A third semiconductor light-emitting device according to the present invention comprises: first and second semiconductor layers each of a p-type conductivity; and a third semiconductor layer of an n-type conductivity provided between the first and second semiconductor layers, the third semiconductor layer having a forbidden band as an electron energy band which is smaller in width than a forbidden band in each of the first and second semiconductor layers, the third semiconductor layer emitting light with charge injected therein from the second and third semiconductor layers, an energy value at an upper end of a valence band as an electron energy band being lower in the first semiconductor layer than in the second semiconductor layer.
In the third semiconductor light-emitting device, the third semiconductor layer functions as a substantial active layer, similarly to the second semiconductor light-emitting device of the present invention. If the first semiconductor layer is a collector layer and the second semiconductor layer is an emitter layer, an energy value at the upper end of the valence band is lower in the collector layer as the first semiconductor layer than in the emitter layer as the second semiconductor layer. This suppresses current injection from the collector layer without interrupting current injection from the emitter during a light-emitting period. This also suppresses a leakage current from the emitter layer to the collector layer and achieves a higher extinction ratio.
A fourth semiconductor light-emitting device according to the present invention comprises: first and second semiconductor layers each of an n-type conductivity; and a third semiconductor layer of a p-type conductivity provided between the first and second semiconductor layers, the third semiconductor layer having a forbidden band as an electron energy band which is smaller in width than a forbidden band in each of the first and second semiconductor layers, the third semiconductor layer emitting light with charge injected therein from the second and third semiconductor layers, an energy value at a lower end of a conduction band as an electron energy band being higher in the first semiconductor layer than in the second semiconductor layer.
In the fourth semiconductor light-emitting device, the third semiconductor layer functions as a substantial active layer, similarly to the second semiconductor light-emitting device of the present invention. If the first semiconductor layer is a collector layer and the second semiconductor layer is an emitter layer, an energy value at the lower end of the conduction band as an electron energy band is higher in the collector layer as the first semiconductor layer than in the emitter layer as the second semiconductor layer. This suppresses current injection from the collector layer without interrupting current injection from the emitter during the light-emitting period. This also suppresses a leakage current from the emitter layer to the collector layer and achieves a higher extinction ratio.
In each of the second to fourth semiconductor light-emitting devices, an impurity concentration in the second semiconductor layer is preferably higher at least in a region thereof opposed to the first semiconductor layer than in the first semiconductor layer.
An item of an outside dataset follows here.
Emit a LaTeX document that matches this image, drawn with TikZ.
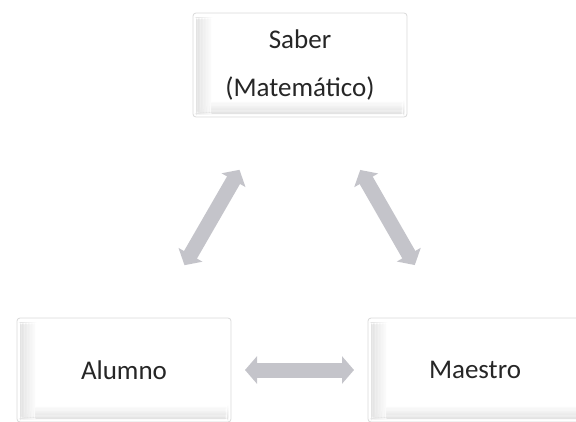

If the first semiconductor layer is a collector layer and the second semiconductor layer is an emitter layer, the second semiconductor layer is higher in impurity concentration than in the first semiconductor layer so that the efficiency of carrier injection from the second semiconductor layer (emitter layer) is improved.
A fifth semiconductor light-emitting device according to the present invention comprises: first and second semiconductor layers each of a first conductivity type; a third semiconductor layer of a second conductivity type provided between the first and second semiconductor layers, the third semiconductor layer having a forbidden band as an electron energy band which is smaller in width than a forbidden band in each of the first and second semiconductor layers; and a lightly doped semiconductor layer provided between the first and third semiconductor layers, the lightly doped semiconductor layer having an impurity concentration which is lower than an impurity concentration in each of the first and third semiconductor layers, the third semiconductor layer emitting light with charge injected therein from the second and third semiconductor layers.
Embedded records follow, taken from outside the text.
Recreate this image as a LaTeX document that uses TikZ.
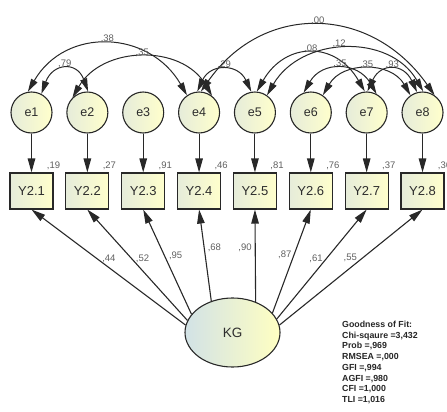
\documentclass[tikz,border=0pt]{standalone}
\usepackage{fontspec}
\setmainfont{Liberation Sans}
\usetikzlibrary{
  arrows.meta,
  shapes.geometric
}
\definecolor{fillL}{RGB}{230, 236, 218}
\definecolor{fillR}{RGB}{255, 255, 204}
\definecolor{latL}{RGB}{210, 226, 230}
\definecolor{latR}{RGB}{255, 255, 194}
\definecolor{edgeclr}{RGB}{40, 40, 40}
\definecolor{txtclr}{RGB}{45, 45, 45}
\definecolor{estclr}{RGB}{95, 95, 95}
\tikzset{
  % Xato hadlari va kuzatiladigan o'zgaruvchilar
  errnode/.style = {circle, minimum size=41pt, inner sep=0pt, draw=edgeclr, line width=1.1pt,
                    left color=fillL, right color=fillR, text=txtclr, font=\fontsize{12.5}{13}\selectfont},
  obsnode/.style = {rectangle, minimum width=43pt, minimum height=36pt, inner sep=0pt, draw=edgeclr,
                    line width=1.1pt, left color=fillL, right color=fillR, text=txtclr,
                    font=\fontsize{13}{14}\selectfont},
  latnode/.style = {ellipse, minimum width=95pt, minimum height=69pt, inner sep=0pt, draw=edgeclr,
                    line width=1.1pt, left color=latL, right color=latR, text=txtclr,
                    font=\fontsize{13.5}{14}\selectfont},
  % Strelkalar
  regpath/.style = {-{Triangle[length=14pt,width=7.5pt]}, line width=1.1pt, draw=edgeclr},
  covpath/.style = {{Triangle[length=13pt,width=7pt]}-{Triangle[length=13pt,width=7pt]},
                    line width=1pt, draw=edgeclr},
  % Baholar
  estlab/.style  = {font=\fontsize{9.5}{10}\selectfont, text=estclr, inner sep=1pt},
  fitlab/.style  = {font=\fontsize{8.8}{10.7}\selectfont\bfseries, text=black!85, align=left, inner sep=0pt},
}
\begin{document}
\begin{tikzpicture}[x=1pt, y=1pt]
  \useasboundingbox (0,0) rectangle (447,-412);
  % Tugunlar
  \foreach \i in {1,...,8} {
    \node[errnode] (e\i) at ({31.5+55.86*(\i-1)}, -112.5) {e\i};
    \node[obsnode] (y\i) at ({31.5+55.86*(\i-1)}, -191) {Y2.\i};
    \draw[regpath] (e\i) -- (y\i);
  }
  \node[latnode] (kg) at (232.5,-332.5) {KG};
  % Dispersiya baholari
  \foreach \i/\v in {1/19,2/27,3/91,4/46,5/81,6/76,7/37,8/36}
    \node[estlab, above=1.5pt] (v\i) at (y\i.north east) {,\v};
  % Yuklamalar
  \draw[regpath] (kg.171) -- node[estlab, pos=0.57, right=3pt] (l1) {,44} (y1.south);
  \draw[regpath] (kg.165) -- node[estlab, pos=0.56, right=3pt] (l2) {,52} (y2.south);
  \draw[regpath] (kg.156) -- node[estlab, pos=0.56, right=3pt] (l3) {,95} (y3.south);
  \draw[regpath] (kg.124) -- node[estlab, pos=0.58, right=2pt] (l4) {,68} (y4.south);
  \draw[regpath] (kg.53)  -- node[estlab, pos=0.58, left=2pt]  (l5) {,90} (y5.south);
  \draw[regpath] (kg.26)  -- node[estlab, pos=0.56, left=1pt]  (l6) {,87} (y6.south);
  \draw[regpath] (kg.17)  -- node[estlab, pos=0.55, left=2pt]  (l7) {,61} (y7.south);
  \draw[regpath] (kg.9)   -- node[estlab, pos=0.58, left=4pt]  (l8) {,55} (y8.south);
  % Kovariatsiyalar
  \draw[covpath] (e1.62)  to[out=70, in=110, looseness=1.79] node[estlab, above] (c1) {,79} (e2.88);
  \draw[covpath] (e1.100) to[out=60, in=120, looseness=1.21] node[estlab, above] (c2) {,38} (e4.125);
  \draw[covpath] (e2.135) to[out=60, in=120, looseness=1.10] node[estlab, above] (c3) {,35} (e4.52);
  \draw[covpath] (e4.95)  to[out=65, in=115, looseness=1.48] node[estlab, above] (c4) {,29} (e5.100);
  \draw[covpath] (e4.85)  to[out=55, in=125, looseness=1.20] node[estlab, above] (c5) {,00} (e8.55);
  \draw[covpath] (e5.85)  to[out=60, in=120, looseness=1.38] node[estlab, above] (c6) {,08} (e7.95);
  \draw[covpath] (e5.55)  to[out=60, in=120, looseness=1.11] node[estlab, above, xshift=-6pt] (c7) {,12} (e8.88);
  \draw[covpath] (e6.110) to[out=60, in=120, looseness=1.30] node[estlab, above] (c8) {,35} (e7.62);
  \draw[covpath] (e6.55)  to[out=60, in=120, looseness=1.15] node[estlab, above] (c9) {,35} (e8.125);
  \draw[covpath] (e7.88)  to[out=65, in=115, looseness=1.64] node[estlab, above] (c10) {,93} (e8.105);
  % Moslik ko'rsatkichlari
  \node[fitlab, anchor=north west] (gof) at (342,-321)
    {Goodness of Fit:\\Chi-sqaure =3,432\\Prob =,969\\RMSEA =,000\\GFI =,994\\AGFI =,980\\CFI =1,000\\TLI =1,016};
\end{tikzpicture}
\end{document}
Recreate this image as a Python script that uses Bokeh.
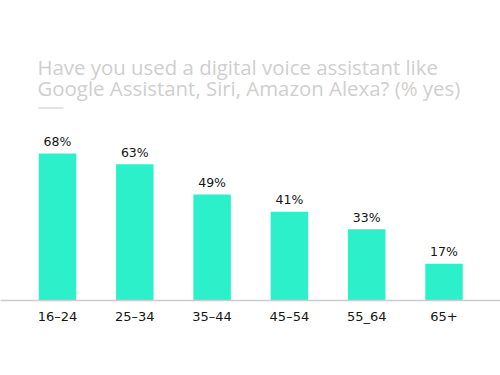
from bokeh.plotting import figure
from bokeh.models import ColumnDataSource, Range1d, FixedTicker, Label, BoxAnnotation
from bokeh.core.properties import value
from bokeh.embed import file_html
from bokeh.resources import INLINE

categories = ["16–24", "25–34", "35–44", "45–54", "55_64", "65+"]
values = [68, 63, 49, 41, 33, 17]
value_labels = ["68%", "63%", "49%", "41%", "33%", "17%"]
title_lines = ["Have you used a digital voice assistant like",
               "Google Assistant, Siri, Amazon Alexa? (% yes)"]

positions = list(range(len(categories)))
source = ColumnDataSource(dict(x=positions, top=values, label=value_labels))

W, H = 500, 375
p = figure(width=W, height=H, output_backend="svg", toolbar_location=None,
           x_range=Range1d(-0.7374, 5.7309), y_range=Range1d(0, 138.76),
           min_border_left=0, min_border_right=0, min_border_top=0,
           min_border_bottom=75)
p.outline_line_color = None
p.background_fill_color = "white"
p.border_fill_color = "white"
p.xgrid.visible = False
p.ygrid.visible = False
p.yaxis.visible = False

p.vbar(x="x", top="top", bottom=0, width=0.485, source=source,
       fill_color="#2cf0ca", line_color=None)

p.text(x="x", y="top", text="label", source=source, text_align="center",
       text_baseline="alphabetic", y_offset=-12,
       text_font=value("DejaVu Sans"), text_font_size="12.5px", text_color="#151515")

ax = p.xaxis[0]
ax.ticker = FixedTicker(ticks=positions)
ax.major_label_overrides = {i: c for i, c in zip(positions, categories)}
ax.major_tick_line_color = None
ax.minor_tick_line_color = None
ax.axis_line_color = "#cccccc"
ax.axis_line_width = 1.5
ax.major_label_standoff = 2
ax.major_label_text_font = "DejaVu Sans"
ax.major_label_text_font_size = "13px"
ax.major_label_text_color = "#151515"

p.add_layout(Label(x=37, y=234, x_units="screen", y_units="screen",
                   text=title_lines[0], text_font="Open Sans", text_font_size="20.4px",
                   text_color="#cfcfcf", text_baseline="alphabetic"))
p.add_layout(Label(x=37, y=213, x_units="screen", y_units="screen",
                   text=title_lines[1], text_font="Open Sans", text_font_size="20.4px",
                   text_color="#cfcfcf", text_baseline="alphabetic"))
p.add_layout(BoxAnnotation(left=38, right=63, bottom=191.7, top=193.2,
                           left_units="screen", right_units="screen",
                           bottom_units="screen", top_units="screen",
                           fill_color="#d8d8d8", fill_alpha=1, line_color=None))

open("out.html", "w").write(file_html(p, INLINE))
In the fifth semiconductor light-emitting device, the third semiconductor layer functions as a substantial active layer, similarly to the second semiconductor light-emitting device of the present invention. If the first semiconductor layer is a collector layer, the potential gradient in the interface barrier between the third semiconductor layer (base layer) and the first semiconductor layer (collector layer) becomes sharp during the extinction period due to the lightly doped semiconductor layer provided between the first and third semiconductor layers, which prevents carriers from remaining in the interface barrier portion. As a result, even a low reverse bias voltage achieves a sufficient reduction in the quantity of carriers remaining in the third semiconductor layer so that a higher extinction ratio is achieved by low-voltage driving.
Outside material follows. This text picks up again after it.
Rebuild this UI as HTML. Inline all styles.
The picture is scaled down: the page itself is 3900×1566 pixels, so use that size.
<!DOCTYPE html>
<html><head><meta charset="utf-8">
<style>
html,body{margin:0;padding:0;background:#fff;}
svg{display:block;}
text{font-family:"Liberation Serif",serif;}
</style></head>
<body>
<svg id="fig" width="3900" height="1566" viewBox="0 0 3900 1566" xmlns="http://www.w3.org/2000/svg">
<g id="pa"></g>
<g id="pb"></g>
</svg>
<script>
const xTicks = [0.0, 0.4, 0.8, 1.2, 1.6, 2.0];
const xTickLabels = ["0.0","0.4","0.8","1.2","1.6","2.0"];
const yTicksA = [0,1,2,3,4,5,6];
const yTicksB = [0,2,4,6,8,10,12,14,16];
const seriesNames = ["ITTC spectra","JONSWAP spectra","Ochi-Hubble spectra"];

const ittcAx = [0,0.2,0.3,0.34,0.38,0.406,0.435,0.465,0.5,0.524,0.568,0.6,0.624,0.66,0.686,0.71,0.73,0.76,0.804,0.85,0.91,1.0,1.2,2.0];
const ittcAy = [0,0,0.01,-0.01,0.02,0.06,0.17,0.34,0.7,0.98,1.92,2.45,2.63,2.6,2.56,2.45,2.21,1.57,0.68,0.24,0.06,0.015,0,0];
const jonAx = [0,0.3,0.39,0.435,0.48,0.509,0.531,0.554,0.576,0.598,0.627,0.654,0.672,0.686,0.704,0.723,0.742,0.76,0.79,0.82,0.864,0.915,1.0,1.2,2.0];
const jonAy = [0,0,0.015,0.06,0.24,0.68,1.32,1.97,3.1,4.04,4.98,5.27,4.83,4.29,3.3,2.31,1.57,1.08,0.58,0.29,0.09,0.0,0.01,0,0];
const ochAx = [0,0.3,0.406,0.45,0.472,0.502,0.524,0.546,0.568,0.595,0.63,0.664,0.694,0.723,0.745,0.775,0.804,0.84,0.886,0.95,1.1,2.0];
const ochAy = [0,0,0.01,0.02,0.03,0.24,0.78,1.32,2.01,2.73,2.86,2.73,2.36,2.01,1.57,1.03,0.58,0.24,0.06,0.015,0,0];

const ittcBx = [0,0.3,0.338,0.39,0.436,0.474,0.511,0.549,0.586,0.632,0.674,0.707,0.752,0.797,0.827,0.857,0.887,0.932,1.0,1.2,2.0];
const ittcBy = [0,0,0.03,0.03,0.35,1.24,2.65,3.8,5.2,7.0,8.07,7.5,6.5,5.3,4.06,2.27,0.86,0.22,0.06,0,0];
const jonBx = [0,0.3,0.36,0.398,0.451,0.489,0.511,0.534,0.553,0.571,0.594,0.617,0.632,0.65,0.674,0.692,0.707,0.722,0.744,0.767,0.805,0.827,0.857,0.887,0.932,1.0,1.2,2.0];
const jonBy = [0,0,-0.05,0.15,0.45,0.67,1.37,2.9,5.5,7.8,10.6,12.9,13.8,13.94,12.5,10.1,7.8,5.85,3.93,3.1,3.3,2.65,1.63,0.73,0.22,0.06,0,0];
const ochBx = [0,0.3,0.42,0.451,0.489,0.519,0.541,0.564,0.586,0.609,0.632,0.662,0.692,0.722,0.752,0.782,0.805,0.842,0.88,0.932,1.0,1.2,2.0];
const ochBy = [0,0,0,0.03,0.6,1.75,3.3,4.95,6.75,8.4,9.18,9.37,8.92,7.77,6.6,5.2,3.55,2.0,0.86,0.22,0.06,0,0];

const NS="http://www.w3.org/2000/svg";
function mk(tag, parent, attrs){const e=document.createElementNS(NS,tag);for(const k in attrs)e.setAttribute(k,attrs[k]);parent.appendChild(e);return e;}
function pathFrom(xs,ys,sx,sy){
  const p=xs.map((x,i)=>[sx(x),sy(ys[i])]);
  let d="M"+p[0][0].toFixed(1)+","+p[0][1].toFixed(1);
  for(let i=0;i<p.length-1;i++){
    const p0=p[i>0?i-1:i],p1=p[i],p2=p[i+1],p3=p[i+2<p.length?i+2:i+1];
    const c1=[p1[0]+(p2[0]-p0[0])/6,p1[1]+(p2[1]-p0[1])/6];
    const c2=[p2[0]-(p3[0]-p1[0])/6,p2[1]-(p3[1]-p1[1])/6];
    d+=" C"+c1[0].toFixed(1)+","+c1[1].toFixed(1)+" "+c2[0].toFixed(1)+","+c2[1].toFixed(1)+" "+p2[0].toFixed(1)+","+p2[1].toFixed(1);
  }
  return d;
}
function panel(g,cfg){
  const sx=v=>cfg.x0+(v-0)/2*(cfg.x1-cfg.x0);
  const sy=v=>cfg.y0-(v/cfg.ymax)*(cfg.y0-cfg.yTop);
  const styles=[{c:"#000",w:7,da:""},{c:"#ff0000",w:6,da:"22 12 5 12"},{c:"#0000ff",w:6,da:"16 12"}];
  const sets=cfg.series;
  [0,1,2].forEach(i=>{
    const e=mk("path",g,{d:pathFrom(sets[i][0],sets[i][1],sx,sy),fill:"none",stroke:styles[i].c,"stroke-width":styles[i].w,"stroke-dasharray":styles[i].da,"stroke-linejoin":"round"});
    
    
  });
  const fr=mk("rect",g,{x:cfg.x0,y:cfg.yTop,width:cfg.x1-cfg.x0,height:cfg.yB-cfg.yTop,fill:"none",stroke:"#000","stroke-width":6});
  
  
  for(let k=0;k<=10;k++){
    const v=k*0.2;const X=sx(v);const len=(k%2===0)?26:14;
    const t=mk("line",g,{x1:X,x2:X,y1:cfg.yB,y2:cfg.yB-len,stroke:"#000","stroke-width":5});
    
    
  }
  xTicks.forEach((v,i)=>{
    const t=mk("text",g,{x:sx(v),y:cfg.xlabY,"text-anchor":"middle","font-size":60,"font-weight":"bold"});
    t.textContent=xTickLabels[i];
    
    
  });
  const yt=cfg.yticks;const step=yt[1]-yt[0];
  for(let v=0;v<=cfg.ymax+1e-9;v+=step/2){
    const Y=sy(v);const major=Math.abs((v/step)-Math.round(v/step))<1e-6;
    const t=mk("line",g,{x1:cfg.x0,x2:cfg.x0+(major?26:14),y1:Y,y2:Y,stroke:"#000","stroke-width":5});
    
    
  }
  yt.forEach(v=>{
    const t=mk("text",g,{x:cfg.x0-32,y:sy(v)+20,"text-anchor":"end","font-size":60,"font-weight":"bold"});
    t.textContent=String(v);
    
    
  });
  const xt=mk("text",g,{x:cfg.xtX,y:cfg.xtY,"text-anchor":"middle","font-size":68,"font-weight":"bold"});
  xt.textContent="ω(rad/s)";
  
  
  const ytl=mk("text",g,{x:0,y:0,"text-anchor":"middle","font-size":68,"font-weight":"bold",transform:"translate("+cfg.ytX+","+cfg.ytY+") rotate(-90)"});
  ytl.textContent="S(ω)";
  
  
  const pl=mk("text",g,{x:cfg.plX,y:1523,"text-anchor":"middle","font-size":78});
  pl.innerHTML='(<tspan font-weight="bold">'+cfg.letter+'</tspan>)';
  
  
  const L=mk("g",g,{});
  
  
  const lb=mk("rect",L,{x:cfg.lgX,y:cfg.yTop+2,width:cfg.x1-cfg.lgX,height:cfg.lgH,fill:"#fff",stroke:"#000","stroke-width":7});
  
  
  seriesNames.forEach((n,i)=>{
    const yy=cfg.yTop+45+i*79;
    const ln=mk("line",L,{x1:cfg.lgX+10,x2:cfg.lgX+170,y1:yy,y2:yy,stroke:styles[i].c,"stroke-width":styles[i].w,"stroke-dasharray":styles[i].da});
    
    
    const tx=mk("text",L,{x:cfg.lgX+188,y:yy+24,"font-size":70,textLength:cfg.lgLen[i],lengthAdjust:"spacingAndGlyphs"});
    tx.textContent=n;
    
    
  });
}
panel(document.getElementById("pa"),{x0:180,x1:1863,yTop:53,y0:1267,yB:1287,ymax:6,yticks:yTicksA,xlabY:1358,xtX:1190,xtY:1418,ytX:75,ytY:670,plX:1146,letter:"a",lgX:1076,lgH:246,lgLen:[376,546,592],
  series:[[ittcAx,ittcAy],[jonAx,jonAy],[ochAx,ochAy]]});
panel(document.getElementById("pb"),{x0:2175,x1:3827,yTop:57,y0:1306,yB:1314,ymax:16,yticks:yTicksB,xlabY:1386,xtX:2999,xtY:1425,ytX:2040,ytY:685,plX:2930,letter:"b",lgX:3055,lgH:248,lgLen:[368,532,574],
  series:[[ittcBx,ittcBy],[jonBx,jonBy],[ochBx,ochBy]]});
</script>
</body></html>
In the fifth semiconductor light-emitting device, the lightly doped semiconductor layer is preferably an undoped layer undoped with an impurity.
In the fifth semiconductor light-emitting device, the lightly doped semiconductor layer preferably has the second conductivity type. In the arrangement, the lightly doped semiconductor layer provided between the first semiconductor layer (collector layer) and the third semiconductor layer (base layer) forms a pn junction between itself and the first semiconductor layer. During the light-emitting period, therefore, a barrier against carriers injected from the first semiconductor layer (collector layer) to the third semiconductor layer (base layer) occurs during the light-emitting period even with the application of a forward bias voltage between the collector and the base. The barrier prevents carrier injection in a reverse direction from the first semiconductor layer (collector layer) even if the first semiconductor layer (collector layer) and the second semiconductor layer (emitter layer) are set at equal values.
An apparatus for driving a semiconductor light-emitting device according to the present invention assumes an apparatus for driving a semiconductor light-emitting device comprising first and second semiconductor layers each of a first conductivity type and a third semiconductor layer of a second conductivity type provided between the first and second semiconductor layers, the apparatus comprising: constant-current control means; light-emission control means for controlling a state of light emitted from the semiconductor light-emitting device; and specified-potential applying means for applying a specified potential to the third semiconductor layer of the semiconductor light-emitting device, the constant-current control means supplying a specified driving current to the second semiconductor layer of the semiconductor light-emitting device, the light-emission control means adjusting an amount of light emitted from the semiconductor light-emitting device by applying different voltages to the first semiconductor layer or by bringing the first semiconductor layer into different states of impedance.
The apparatus for driving a semiconductor light-emitting device according to the present invention ensures the light-emitting and light-extinct operations of a semiconductor light-emitting device in a triode configuration.